What you need to do: Transcribe the listing verbatim. Do not carry over any pictures.

Data segment:
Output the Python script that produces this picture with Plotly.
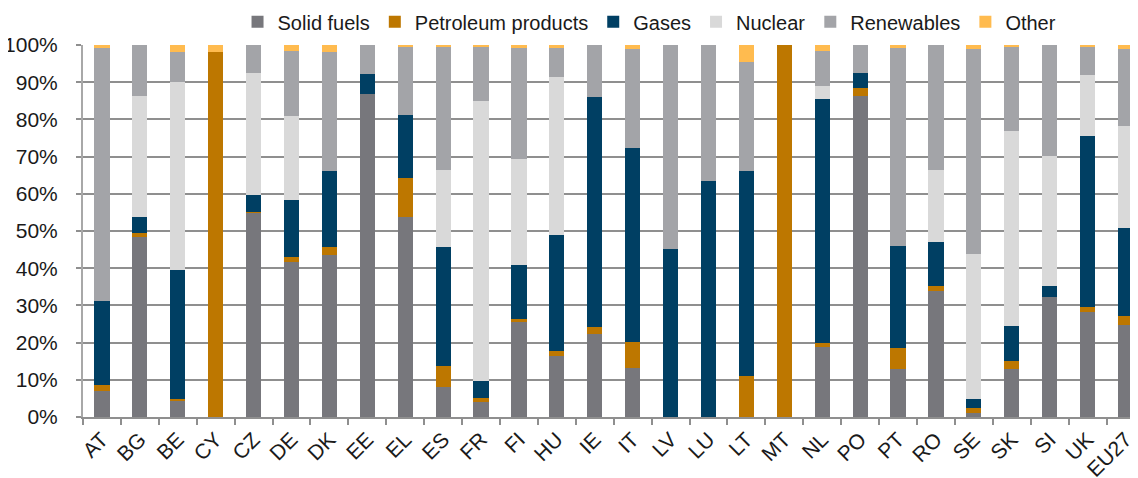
import plotly.graph_objects as go

countries = ["AT", "BG", "BE", "CY", "CZ", "DE", "DK", "EE", "EL", "ES", "FR", "FI", "HU", "IE",
             "IT", "LV", "LU", "LT", "MT", "NL", "PO", "PT", "RO", "SE", "SK", "SI", "UK", "EU27"]

solid_fuels = [6.9, 48.3, 4.2, 0, 55.0, 41.8, 43.5, 86.8, 53.7, 8.2, 4.0, 25.8, 16.5, 22.2,
               13.1, 0, 0, 0, 0, 18.9, 86.4, 13.0, 33.9, 1.2, 12.9, 32.3, 28.1, 24.6]
petroleum = [1.8, 1.1, 0.6, 98.0, 0.2, 1.3, 2.3, 0, 10.5, 5.6, 1.1, 0.5, 1.3, 2.1,
             7.1, 0, 0, 11.1, 100.0, 1.1, 2.0, 5.6, 1.3, 1.1, 2.2, 0, 1.4, 2.6]
gases = [22.6, 4.3, 34.8, 0, 4.6, 15.3, 20.2, 5.3, 17.0, 31.9, 4.6, 14.5, 31.0, 61.8,
         52.2, 45.1, 63.5, 55.1, 0, 65.5, 4.0, 27.4, 11.8, 2.5, 9.4, 2.9, 46.1, 23.7]
nuclear = [0, 32.5, 50.4, 0, 32.6, 22.6, 0, 0, 0, 20.7, 75.3, 28.5, 42.5, 0,
           0, 0, 0, 0, 0, 3.5, 0, 0, 19.5, 38.9, 52.5, 34.9, 16.4, 27.4]
renewables = [67.8, 13.8, 8.2, 0, 7.6, 17.5, 32.0, 7.9, 18.5, 33.2, 14.6, 30.0, 8.0, 13.9,
              26.5, 54.9, 36.5, 29.3, 0, 9.5, 7.6, 53.3, 33.5, 55.3, 22.5, 29.9, 7.5, 20.7]
other = [0.9, 0, 1.8, 2.0, 0, 1.5, 2.0, 0, 0.3, 0.4, 0.4, 0.7, 0.7, 0,
         1.1, 0, 0, 4.5, 0, 1.5, 0, 0.7, 0, 1.0, 0.5, 0, 0.5, 1.0]

series = [
    ("Solid fuels", solid_fuels, "#77777c"),
    ("Petroleum products", petroleum, "#bd7700"),
    ("Gases", gases, "#003f63"),
    ("Nuclear", nuclear, "#d9d9d9"),
    ("Renewables", renewables, "#a3a4a8"),
    ("Other", other, "#ffbb4f"),
]

fig = go.Figure()
for name, vals, color in series:
    fig.add_trace(
        go.Bar(
            x=countries,
            y=[v / 100 for v in vals],
            name=name,
            marker=dict(color=color, line=dict(width=0)),
        )
    )

# page body has an 8px margin, so the figure is sized to fill the rest of the window
fig.update_layout(
    barmode="stack",
    bargap=0.6,
    width=1130,
    height=470,
    margin=dict(l=75, r=0, t=37, b=61, autoexpand=False),
    paper_bgcolor="white",
    plot_bgcolor="white",
    font=dict(family="Liberation Sans, Arial, sans-serif", size=21, color="#1a1a1a"),
    legend=dict(
        orientation="h",
        x=0.537,
        xanchor="center",
        y=1.115,
        yanchor="top",
        font=dict(size=20),
        traceorder="normal",
        itemwidth=30,
    ),
    xaxis=dict(
        range=[-0.5, 27.33],
        tickangle=-45,
        tickson="boundaries",
        ticks="outside",
        ticklen=6,
        tickwidth=2,
        tickcolor="#8f8f8f",
        showline=True,
        linecolor="#8f8f8f",
        linewidth=2,
        showgrid=False,
        automargin=False,
        tickfont=dict(size=21),
    ),
    yaxis=dict(
        range=[0, 1],
        tickformat=".0%",
        dtick=0.1,
        showgrid=True,
        gridcolor="#8f8f8f",
        gridwidth=2,
        ticks="outside",
        ticklen=5,
        tickwidth=2,
        tickcolor="#8f8f8f",
        showline=True,
        linecolor="#a8a8a8",
        linewidth=2,
        zeroline=False,
        automargin=False,
        ticklabelstandoff=14,
        tickfont=dict(size=21),
    ),
)

fig.write_html("out.html")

Response to this task:
Output the Python script that produces this picture with Plotly.
import plotly.graph_objects as go

countries = ["AT", "BG", "BE", "CY", "CZ", "DE", "DK", "EE", "EL", "ES", "FR", "FI", "HU", "IE",
             "IT", "LV", "LU", "LT", "MT", "NL", "PO", "PT", "RO", "SE", "SK", "SI", "UK", "EU27"]

solid_fuels = [6.9, 48.3, 4.2, 0, 55.0, 41.8, 43.5, 86.8, 53.7, 8.2, 4.0, 25.8, 16.5, 22.2,
               13.1, 0, 0, 0, 0, 18.9, 86.4, 13.0, 33.9, 1.2, 12.9, 32.3, 28.1, 24.6]
petroleum = [1.8, 1.1, 0.6, 98.0, 0.2, 1.3, 2.3, 0, 10.5, 5.6, 1.1, 0.5, 1.3, 2.1,
             7.1, 0, 0, 11.1, 100.0, 1.1, 2.0, 5.6, 1.3, 1.1, 2.2, 0, 1.4, 2.6]
gases = [22.6, 4.3, 34.8, 0, 4.6, 15.3, 20.2, 5.3, 17.0, 31.9, 4.6, 14.5, 31.0, 61.8,
         52.2, 45.1, 63.5, 55.1, 0, 65.5, 4.0, 27.4, 11.8, 2.5, 9.4, 2.9, 46.1, 23.7]
nuclear = [0, 32.5, 50.4, 0, 32.6, 22.6, 0, 0, 0, 20.7, 75.3, 28.5, 42.5, 0,
           0, 0, 0, 0, 0, 3.5, 0, 0, 19.5, 38.9, 52.5, 34.9, 16.4, 27.4]
renewables = [67.8, 13.8, 8.2, 0, 7.6, 17.5, 32.0, 7.9, 18.5, 33.2, 14.6, 30.0, 8.0, 13.9,
              26.5, 54.9, 36.5, 29.3, 0, 9.5, 7.6, 53.3, 33.5, 55.3, 22.5, 29.9, 7.5, 20.7]
other = [0.9, 0, 1.8, 2.0, 0, 1.5, 2.0, 0, 0.3, 0.4, 0.4, 0.7, 0.7, 0,
         1.1, 0, 0, 4.5, 0, 1.5, 0, 0.7, 0, 1.0, 0.5, 0, 0.5, 1.0]

series = [
    ("Solid fuels", solid_fuels, "#77777c"),
    ("Petroleum products", petroleum, "#bd7700"),
    ("Gases", gases, "#003f63"),
    ("Nuclear", nuclear, "#d9d9d9"),
    ("Renewables", renewables, "#a3a4a8"),
    ("Other", other, "#ffbb4f"),
]

fig = go.Figure()
for name, vals, color in series:
    fig.add_trace(
        go.Bar(
            x=countries,
            y=[v / 100 for v in vals],
            name=name,
            marker=dict(color=color, line=dict(width=0)),
        )
    )

# page body has an 8px margin, so the figure is sized to fill the rest of the window
fig.update_layout(
    barmode="stack",
    bargap=0.6,
    width=1130,
    height=470,
    margin=dict(l=75, r=0, t=37, b=61, autoexpand=False),
    paper_bgcolor="white",
    plot_bgcolor="white",
    font=dict(family="Liberation Sans, Arial, sans-serif", size=21, color="#1a1a1a"),
    legend=dict(
        orientation="h",
        x=0.537,
        xanchor="center",
        y=1.115,
        yanchor="top",
        font=dict(size=20),
        traceorder="normal",
        itemwidth=30,
    ),
    xaxis=dict(
        range=[-0.5, 27.33],
        tickangle=-45,
        tickson="boundaries",
        ticks="outside",
        ticklen=6,
        tickwidth=2,
        tickcolor="#8f8f8f",
        showline=True,
        linecolor="#8f8f8f",
        linewidth=2,
        showgrid=False,
        automargin=False,
        tickfont=dict(size=21),
    ),
    yaxis=dict(
        range=[0, 1],
        tickformat=".0%",
        dtick=0.1,
        showgrid=True,
        gridcolor="#8f8f8f",
        gridwidth=2,
        ticks="outside",
        ticklen=5,
        tickwidth=2,
        tickcolor="#8f8f8f",
        showline=True,
        linecolor="#a8a8a8",
        linewidth=2,
        zeroline=False,
        automargin=False,
        ticklabelstandoff=14,
        tickfont=dict(size=21),
    ),
)

fig.write_html("out.html")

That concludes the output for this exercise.